Monday, September 20, 2010

Moving on down the road

I bought a small box of peaches and put them behind a dark door to ripen them up....and forgot about them. It has been somewhat smelly going past this door everyday, but I never thought about it too much. Today when I looked behind the door, the box was full of fruit flies and the peaches were rotten. So much for peach jam. I threw that box out so fast the fruit flies couldn't even catch up to me when they started flying out.



We are stilling mulling about with our house plans etc. Just when we think we have one thing solved another pops up. I know it's all part of the game. That is why I never wanted to do it. It's cold and raining right now...which I love because it gives us time to make changes while the trades aren't able to work. But, by next week they think they will be ready to frame, so that means get off your ass time.



I've got the back 40 under control. Unless we have more big wind storms all the branches should stay on the trees! I have taken in my pond stuff... I may leave somethings so the new owners (sob) will have something nice to look at in spring. It's pretty emotional to sit out at the picnic table with Penny ...with the geese flying overhead, and watching the leaves on your trees change colours and know you will never see it again the same way again.

I have started to pack up stuff, throw out stuff and give away stuff. But I have a question.....when my mom died I landed up with most of her stuff...not a whole lot of it...but stuff I will never use ...some is memorabilia some of it is not. My Grandmother's china cabinet for instance. My mom gave it to me after she bought her own....yes, she passed it on to family, but I have to tell you it is ugly. I think I know why I now own a piece of history ... because she didn't have to look at it anymore. I feel guilty giving it away because my grandfather made it (hence the ugliness)...sorry grandpa, you did the best you could in the depression. I have it downstairs and use it as a bookcase now. I hate to sound like a snob, but it's made of plywood and stained a really ugly colour. It served it's purpose in her house and in my mom's. I always remember it in my grandmother's living room, but in my house it looks out of place, as it did in my mom's house. I have so many pictures of it in grandma's house...where it belonged and I think I can live without it, and look at the pictures when it really meant something with her china in it.



Then I have all my mom's other stuff. Trinkets...plants that I have kept alive, clothing, and everything she ever gave me for my birthday ... or anniversary. A lot of it is meaningless, but some is not. That I will keep. I need to downsize the memories. What I did a few years ago when I had just too much I took pictures of it and send the stuff to "Goodwill." I have never missed any of that stuff...and if I ever want to see it again I have a picture of it.
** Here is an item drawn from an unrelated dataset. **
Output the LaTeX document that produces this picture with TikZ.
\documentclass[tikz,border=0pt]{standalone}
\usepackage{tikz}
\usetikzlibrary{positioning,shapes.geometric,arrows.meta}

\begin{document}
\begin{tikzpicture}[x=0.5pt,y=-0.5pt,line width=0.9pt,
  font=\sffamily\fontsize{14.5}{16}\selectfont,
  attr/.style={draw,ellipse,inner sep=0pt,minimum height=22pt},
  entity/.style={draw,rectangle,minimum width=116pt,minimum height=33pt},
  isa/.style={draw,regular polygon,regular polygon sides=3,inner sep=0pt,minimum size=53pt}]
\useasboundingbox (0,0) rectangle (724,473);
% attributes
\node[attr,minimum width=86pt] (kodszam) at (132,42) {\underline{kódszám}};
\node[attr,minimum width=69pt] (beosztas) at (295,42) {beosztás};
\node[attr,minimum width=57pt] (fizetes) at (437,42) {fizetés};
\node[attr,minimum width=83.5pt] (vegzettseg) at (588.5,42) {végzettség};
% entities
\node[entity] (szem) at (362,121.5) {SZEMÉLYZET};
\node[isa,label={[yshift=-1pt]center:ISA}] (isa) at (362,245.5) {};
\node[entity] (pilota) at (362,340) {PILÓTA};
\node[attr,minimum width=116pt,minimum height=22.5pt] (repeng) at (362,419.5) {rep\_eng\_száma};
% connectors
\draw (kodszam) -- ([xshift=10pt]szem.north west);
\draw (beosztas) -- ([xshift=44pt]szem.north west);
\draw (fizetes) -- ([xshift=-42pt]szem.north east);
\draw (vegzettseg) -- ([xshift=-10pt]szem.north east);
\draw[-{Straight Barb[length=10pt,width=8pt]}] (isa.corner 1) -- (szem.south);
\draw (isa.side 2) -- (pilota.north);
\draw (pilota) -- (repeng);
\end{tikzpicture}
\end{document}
Remind me to write a post about my toe nails. It will be riveting.

Balonie...cleaning this house one thing at a time.

3 comments:

Judy said...

I have a bookcase that my great grandpa made. It is old walnut and won't shine up for nothing and the screws he used to put it together are ugly. I still have it because--great grandpa made it. Maybe you could keep the old bookcase/china cabinet and put it down in your basement to hold stuff? I hate getting rid of family stuff--stuff that is older then me and meant something to someone before me. A hard thing to do.

Joan said...

Jude...what was hard is that it will mean nothing to anyone else but me. My nieces won't care I am sure after I am gone. But I will find a place for that forlorn little cabinet...I just can't do it. But I like to look at it in the pictures at my Grandma's house where it was grand at the time. Now, it sits alone.

Brenda said...

I love those old pieces that were made with love. If you can't bear to toss it the basement does sound like a possible option.,,for storage maybe.